> [Written request] Your task is to quote the material that follows, in full and exactly.

> [Data excerpt]
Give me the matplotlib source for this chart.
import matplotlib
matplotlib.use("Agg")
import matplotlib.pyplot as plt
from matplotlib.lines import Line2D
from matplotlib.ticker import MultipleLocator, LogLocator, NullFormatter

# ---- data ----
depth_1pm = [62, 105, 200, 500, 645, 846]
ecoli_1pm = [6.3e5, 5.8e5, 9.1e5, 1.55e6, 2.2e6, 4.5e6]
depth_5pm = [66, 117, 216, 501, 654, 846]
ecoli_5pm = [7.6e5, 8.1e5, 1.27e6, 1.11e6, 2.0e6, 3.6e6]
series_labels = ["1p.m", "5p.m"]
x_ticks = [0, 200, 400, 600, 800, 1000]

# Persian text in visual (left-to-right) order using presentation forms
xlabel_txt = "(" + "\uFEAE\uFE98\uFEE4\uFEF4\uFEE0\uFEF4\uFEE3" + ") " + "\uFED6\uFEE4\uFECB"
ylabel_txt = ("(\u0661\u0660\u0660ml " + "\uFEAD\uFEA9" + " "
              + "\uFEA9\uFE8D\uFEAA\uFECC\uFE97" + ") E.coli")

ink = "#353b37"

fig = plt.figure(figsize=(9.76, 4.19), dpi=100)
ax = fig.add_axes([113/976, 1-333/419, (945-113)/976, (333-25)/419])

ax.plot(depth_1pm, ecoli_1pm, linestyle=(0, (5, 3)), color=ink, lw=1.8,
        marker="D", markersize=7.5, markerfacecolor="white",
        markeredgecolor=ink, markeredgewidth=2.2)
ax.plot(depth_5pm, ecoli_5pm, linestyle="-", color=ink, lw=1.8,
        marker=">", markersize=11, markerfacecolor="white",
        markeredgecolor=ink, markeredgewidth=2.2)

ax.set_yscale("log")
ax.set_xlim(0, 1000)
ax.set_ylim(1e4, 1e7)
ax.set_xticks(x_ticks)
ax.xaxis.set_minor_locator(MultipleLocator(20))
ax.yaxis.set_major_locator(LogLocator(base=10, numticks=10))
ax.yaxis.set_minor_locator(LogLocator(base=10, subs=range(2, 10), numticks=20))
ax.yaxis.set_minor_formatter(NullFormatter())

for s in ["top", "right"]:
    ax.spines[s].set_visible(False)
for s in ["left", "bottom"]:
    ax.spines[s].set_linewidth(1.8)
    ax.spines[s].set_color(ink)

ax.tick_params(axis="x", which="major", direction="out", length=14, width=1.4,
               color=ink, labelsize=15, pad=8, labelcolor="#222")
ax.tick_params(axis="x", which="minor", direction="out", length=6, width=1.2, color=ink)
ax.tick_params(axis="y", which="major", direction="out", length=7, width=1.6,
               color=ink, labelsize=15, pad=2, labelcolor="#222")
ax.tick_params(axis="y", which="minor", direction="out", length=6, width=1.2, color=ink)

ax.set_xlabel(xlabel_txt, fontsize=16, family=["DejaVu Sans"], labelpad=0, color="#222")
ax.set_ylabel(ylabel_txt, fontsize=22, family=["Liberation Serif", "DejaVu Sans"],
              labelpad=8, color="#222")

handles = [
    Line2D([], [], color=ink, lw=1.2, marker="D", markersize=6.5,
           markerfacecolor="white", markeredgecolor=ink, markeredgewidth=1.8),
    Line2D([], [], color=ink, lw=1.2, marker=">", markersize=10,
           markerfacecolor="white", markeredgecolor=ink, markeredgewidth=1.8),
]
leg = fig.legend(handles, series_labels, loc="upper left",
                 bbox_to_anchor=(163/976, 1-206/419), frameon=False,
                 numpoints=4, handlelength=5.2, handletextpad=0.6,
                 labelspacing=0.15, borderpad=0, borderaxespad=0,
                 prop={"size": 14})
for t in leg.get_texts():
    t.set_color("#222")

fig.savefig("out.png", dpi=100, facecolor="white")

> [Reply to the task]
Give me the matplotlib source for this chart.
import matplotlib
matplotlib.use("Agg")
import matplotlib.pyplot as plt
from matplotlib.lines import Line2D
from matplotlib.ticker import MultipleLocator, LogLocator, NullFormatter

# ---- data ----
depth_1pm = [62, 105, 200, 500, 645, 846]
ecoli_1pm = [6.3e5, 5.8e5, 9.1e5, 1.55e6, 2.2e6, 4.5e6]
depth_5pm = [66, 117, 216, 501, 654, 846]
ecoli_5pm = [7.6e5, 8.1e5, 1.27e6, 1.11e6, 2.0e6, 3.6e6]
series_labels = ["1p.m", "5p.m"]
x_ticks = [0, 200, 400, 600, 800, 1000]

# Persian text in visual (left-to-right) order using presentation forms
xlabel_txt = "(" + "\uFEAE\uFE98\uFEE4\uFEF4\uFEE0\uFEF4\uFEE3" + ") " + "\uFED6\uFEE4\uFECB"
ylabel_txt = ("(\u0661\u0660\u0660ml " + "\uFEAD\uFEA9" + " "
              + "\uFEA9\uFE8D\uFEAA\uFECC\uFE97" + ") E.coli")

ink = "#353b37"

fig = plt.figure(figsize=(9.76, 4.19), dpi=100)
ax = fig.add_axes([113/976, 1-333/419, (945-113)/976, (333-25)/419])

ax.plot(depth_1pm, ecoli_1pm, linestyle=(0, (5, 3)), color=ink, lw=1.8,
        marker="D", markersize=7.5, markerfacecolor="white",
        markeredgecolor=ink, markeredgewidth=2.2)
ax.plot(depth_5pm, ecoli_5pm, linestyle="-", color=ink, lw=1.8,
        marker=">", markersize=11, markerfacecolor="white",
        markeredgecolor=ink, markeredgewidth=2.2)

ax.set_yscale("log")
ax.set_xlim(0, 1000)
ax.set_ylim(1e4, 1e7)
ax.set_xticks(x_ticks)
ax.xaxis.set_minor_locator(MultipleLocator(20))
ax.yaxis.set_major_locator(LogLocator(base=10, numticks=10))
ax.yaxis.set_minor_locator(LogLocator(base=10, subs=range(2, 10), numticks=20))
ax.yaxis.set_minor_formatter(NullFormatter())

for s in ["top", "right"]:
    ax.spines[s].set_visible(False)
for s in ["left", "bottom"]:
    ax.spines[s].set_linewidth(1.8)
    ax.spines[s].set_color(ink)

ax.tick_params(axis="x", which="major", direction="out", length=14, width=1.4,
               color=ink, labelsize=15, pad=8, labelcolor="#222")
ax.tick_params(axis="x", which="minor", direction="out", length=6, width=1.2, color=ink)
ax.tick_params(axis="y", which="major", direction="out", length=7, width=1.6,
               color=ink, labelsize=15, pad=2, labelcolor="#222")
ax.tick_params(axis="y", which="minor", direction="out", length=6, width=1.2, color=ink)

ax.set_xlabel(xlabel_txt, fontsize=16, family=["DejaVu Sans"], labelpad=0, color="#222")
ax.set_ylabel(ylabel_txt, fontsize=22, family=["Liberation Serif", "DejaVu Sans"],
              labelpad=8, color="#222")

handles = [
    Line2D([], [], color=ink, lw=1.2, marker="D", markersize=6.5,
           markerfacecolor="white", markeredgecolor=ink, markeredgewidth=1.8),
    Line2D([], [], color=ink, lw=1.2, marker=">", markersize=10,
           markerfacecolor="white", markeredgecolor=ink, markeredgewidth=1.8),
]
leg = fig.legend(handles, series_labels, loc="upper left",
                 bbox_to_anchor=(163/976, 1-206/419), frameon=False,
                 numpoints=4, handlelength=5.2, handletextpad=0.6,
                 labelspacing=0.15, borderpad=0, borderaxespad=0,
                 prop={"size": 14})
for t in leg.get_texts():
    t.set_color("#222")

fig.savefig("out.png", dpi=100, facecolor="white")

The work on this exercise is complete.